Objective
Gather all lines in the data that hold the string "this".

Listing
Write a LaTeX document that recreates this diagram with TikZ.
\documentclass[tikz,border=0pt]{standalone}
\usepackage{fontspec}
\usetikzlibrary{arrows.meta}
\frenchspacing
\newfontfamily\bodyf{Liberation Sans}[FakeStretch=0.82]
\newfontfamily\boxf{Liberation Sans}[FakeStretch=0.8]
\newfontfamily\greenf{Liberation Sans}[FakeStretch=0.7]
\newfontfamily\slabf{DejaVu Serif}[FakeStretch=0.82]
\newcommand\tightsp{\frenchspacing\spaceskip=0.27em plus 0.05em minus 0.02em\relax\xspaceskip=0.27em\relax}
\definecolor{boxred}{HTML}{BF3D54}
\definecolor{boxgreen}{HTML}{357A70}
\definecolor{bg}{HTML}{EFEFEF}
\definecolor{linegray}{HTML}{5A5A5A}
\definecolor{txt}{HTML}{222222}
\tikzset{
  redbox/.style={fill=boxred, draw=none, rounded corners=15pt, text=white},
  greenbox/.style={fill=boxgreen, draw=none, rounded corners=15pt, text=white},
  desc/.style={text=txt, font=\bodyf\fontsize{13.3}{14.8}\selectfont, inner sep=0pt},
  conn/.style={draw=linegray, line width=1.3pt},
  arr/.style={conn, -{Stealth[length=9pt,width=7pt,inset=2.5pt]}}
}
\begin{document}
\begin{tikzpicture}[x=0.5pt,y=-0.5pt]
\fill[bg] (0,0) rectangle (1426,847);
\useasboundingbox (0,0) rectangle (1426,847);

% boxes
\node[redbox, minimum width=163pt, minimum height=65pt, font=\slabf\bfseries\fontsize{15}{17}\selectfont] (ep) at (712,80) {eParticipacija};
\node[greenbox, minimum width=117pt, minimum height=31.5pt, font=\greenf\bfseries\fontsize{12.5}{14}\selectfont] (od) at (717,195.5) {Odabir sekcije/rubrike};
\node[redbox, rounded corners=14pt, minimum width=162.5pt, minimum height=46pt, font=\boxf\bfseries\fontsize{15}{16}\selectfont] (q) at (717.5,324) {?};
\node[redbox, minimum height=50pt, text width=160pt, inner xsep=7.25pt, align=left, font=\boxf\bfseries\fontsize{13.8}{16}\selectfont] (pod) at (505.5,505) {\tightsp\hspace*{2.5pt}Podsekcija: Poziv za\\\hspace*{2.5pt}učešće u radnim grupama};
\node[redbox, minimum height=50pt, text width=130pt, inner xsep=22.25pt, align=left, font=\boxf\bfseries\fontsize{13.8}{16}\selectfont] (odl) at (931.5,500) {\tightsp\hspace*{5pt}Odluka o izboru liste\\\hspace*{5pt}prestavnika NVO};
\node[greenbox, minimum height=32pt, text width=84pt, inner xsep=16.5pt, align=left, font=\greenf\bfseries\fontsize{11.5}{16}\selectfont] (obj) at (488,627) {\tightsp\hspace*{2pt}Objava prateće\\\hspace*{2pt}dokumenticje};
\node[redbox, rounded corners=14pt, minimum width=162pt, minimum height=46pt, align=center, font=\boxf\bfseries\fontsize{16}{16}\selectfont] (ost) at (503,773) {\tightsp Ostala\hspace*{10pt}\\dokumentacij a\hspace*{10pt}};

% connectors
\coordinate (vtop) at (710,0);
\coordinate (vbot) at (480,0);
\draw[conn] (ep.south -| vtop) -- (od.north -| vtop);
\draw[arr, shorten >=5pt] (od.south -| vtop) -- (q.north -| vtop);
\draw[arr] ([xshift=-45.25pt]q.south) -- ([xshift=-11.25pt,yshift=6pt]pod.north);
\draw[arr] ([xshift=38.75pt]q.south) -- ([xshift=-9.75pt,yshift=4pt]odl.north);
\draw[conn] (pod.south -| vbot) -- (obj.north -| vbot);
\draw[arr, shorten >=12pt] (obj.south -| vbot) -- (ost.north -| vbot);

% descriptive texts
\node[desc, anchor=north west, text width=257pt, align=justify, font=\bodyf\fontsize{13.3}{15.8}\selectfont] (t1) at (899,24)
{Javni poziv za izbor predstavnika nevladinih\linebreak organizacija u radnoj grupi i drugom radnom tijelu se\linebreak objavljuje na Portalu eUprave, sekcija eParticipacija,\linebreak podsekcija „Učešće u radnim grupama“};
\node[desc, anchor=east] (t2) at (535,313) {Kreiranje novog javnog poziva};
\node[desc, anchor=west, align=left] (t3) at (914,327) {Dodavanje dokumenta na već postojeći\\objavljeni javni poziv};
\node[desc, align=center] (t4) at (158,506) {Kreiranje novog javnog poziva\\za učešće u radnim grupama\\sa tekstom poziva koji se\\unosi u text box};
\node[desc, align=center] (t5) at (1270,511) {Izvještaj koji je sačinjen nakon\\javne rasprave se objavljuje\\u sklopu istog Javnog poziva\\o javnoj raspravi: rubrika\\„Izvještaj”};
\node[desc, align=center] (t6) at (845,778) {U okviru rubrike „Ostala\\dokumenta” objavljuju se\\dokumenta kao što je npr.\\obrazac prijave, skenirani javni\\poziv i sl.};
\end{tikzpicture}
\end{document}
...
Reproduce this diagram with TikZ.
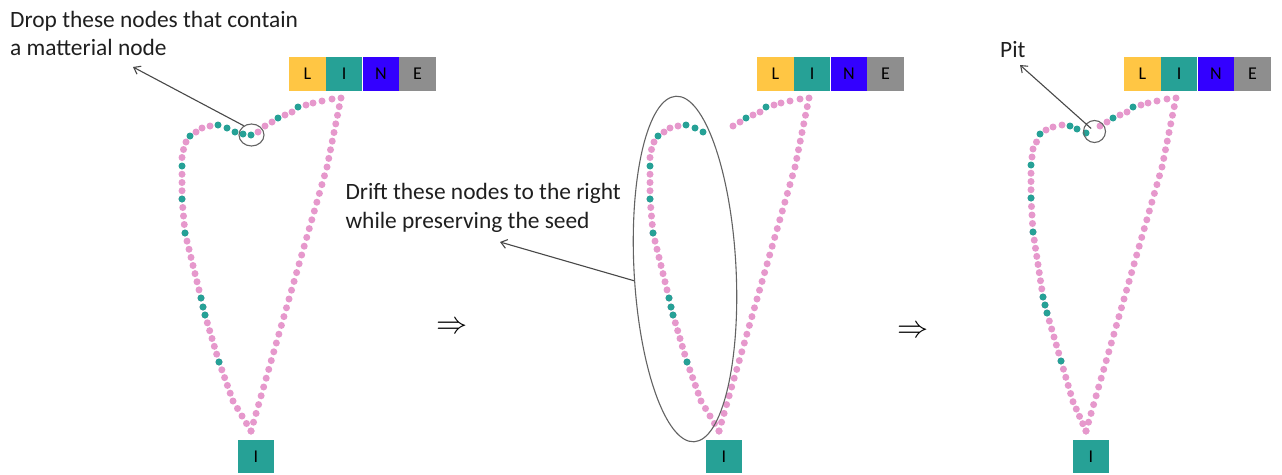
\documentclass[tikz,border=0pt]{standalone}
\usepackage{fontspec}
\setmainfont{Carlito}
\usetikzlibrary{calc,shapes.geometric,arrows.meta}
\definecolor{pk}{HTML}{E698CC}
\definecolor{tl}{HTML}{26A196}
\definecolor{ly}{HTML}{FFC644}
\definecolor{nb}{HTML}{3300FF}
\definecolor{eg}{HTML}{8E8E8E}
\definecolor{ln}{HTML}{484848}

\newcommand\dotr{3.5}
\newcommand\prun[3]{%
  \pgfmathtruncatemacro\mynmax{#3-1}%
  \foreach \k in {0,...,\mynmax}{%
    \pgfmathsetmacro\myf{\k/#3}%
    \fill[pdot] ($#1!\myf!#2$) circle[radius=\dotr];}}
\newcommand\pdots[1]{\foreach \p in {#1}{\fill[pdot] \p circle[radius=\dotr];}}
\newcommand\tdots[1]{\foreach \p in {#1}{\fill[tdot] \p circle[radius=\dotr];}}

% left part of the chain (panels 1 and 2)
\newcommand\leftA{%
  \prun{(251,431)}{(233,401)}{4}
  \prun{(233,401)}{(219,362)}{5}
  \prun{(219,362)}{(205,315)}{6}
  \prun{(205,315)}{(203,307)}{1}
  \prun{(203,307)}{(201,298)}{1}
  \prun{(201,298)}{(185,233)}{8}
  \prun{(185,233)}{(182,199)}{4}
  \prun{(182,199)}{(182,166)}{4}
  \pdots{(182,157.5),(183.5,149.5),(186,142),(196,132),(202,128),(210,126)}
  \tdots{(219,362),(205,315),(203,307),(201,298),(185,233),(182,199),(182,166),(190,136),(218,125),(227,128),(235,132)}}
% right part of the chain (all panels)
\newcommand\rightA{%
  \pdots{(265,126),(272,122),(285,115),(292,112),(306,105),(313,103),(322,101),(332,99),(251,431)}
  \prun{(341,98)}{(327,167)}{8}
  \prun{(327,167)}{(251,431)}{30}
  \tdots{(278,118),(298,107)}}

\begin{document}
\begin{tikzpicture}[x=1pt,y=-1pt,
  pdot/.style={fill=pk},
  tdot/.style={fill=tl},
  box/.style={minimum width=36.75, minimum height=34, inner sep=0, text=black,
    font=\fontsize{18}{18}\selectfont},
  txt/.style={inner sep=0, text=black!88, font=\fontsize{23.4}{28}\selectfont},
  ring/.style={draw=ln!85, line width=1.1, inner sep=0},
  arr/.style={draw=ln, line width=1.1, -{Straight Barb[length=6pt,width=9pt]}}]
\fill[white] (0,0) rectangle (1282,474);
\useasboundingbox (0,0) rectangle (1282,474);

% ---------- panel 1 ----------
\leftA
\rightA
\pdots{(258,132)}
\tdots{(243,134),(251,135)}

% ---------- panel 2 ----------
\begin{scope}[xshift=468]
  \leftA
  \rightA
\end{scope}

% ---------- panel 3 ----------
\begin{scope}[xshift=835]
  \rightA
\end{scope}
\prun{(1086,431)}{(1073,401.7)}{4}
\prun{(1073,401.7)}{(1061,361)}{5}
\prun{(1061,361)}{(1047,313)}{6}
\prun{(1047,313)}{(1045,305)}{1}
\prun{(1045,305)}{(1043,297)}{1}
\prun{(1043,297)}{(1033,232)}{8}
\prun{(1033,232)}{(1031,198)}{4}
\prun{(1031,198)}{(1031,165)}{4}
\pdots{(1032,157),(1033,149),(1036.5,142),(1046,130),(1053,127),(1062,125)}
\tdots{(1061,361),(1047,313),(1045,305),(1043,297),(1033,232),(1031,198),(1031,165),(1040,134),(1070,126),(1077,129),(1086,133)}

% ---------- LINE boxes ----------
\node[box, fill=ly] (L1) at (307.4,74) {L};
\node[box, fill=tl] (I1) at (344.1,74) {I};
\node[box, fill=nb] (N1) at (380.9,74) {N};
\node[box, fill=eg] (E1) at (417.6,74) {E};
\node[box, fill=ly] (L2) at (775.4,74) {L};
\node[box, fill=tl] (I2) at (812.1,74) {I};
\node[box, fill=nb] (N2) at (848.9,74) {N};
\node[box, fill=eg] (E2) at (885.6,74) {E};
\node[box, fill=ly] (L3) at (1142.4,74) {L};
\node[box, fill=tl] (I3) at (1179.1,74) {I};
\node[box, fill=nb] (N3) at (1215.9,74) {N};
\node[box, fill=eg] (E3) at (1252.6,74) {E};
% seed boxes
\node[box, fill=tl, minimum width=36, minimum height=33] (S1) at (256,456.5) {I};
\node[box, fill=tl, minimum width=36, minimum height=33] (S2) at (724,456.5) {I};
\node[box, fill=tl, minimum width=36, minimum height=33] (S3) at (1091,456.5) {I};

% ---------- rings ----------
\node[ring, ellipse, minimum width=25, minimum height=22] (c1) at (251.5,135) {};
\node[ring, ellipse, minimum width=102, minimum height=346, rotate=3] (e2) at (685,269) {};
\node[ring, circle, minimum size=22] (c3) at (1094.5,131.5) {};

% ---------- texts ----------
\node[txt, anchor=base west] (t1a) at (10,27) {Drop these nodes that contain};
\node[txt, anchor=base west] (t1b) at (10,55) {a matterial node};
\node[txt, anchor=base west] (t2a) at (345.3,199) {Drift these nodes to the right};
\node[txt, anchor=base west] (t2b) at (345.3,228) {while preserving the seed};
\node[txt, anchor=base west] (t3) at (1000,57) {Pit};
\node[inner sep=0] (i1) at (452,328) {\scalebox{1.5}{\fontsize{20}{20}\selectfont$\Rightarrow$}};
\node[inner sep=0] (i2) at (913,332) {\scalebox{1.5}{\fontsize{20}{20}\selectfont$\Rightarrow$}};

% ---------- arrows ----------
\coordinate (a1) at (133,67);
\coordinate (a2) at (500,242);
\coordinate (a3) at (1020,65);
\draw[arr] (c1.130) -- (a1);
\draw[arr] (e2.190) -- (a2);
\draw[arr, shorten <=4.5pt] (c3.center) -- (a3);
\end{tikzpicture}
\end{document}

Completed task
Write a LaTeX document that recreates this diagram with TikZ.
Reproduce this diagram with TikZ.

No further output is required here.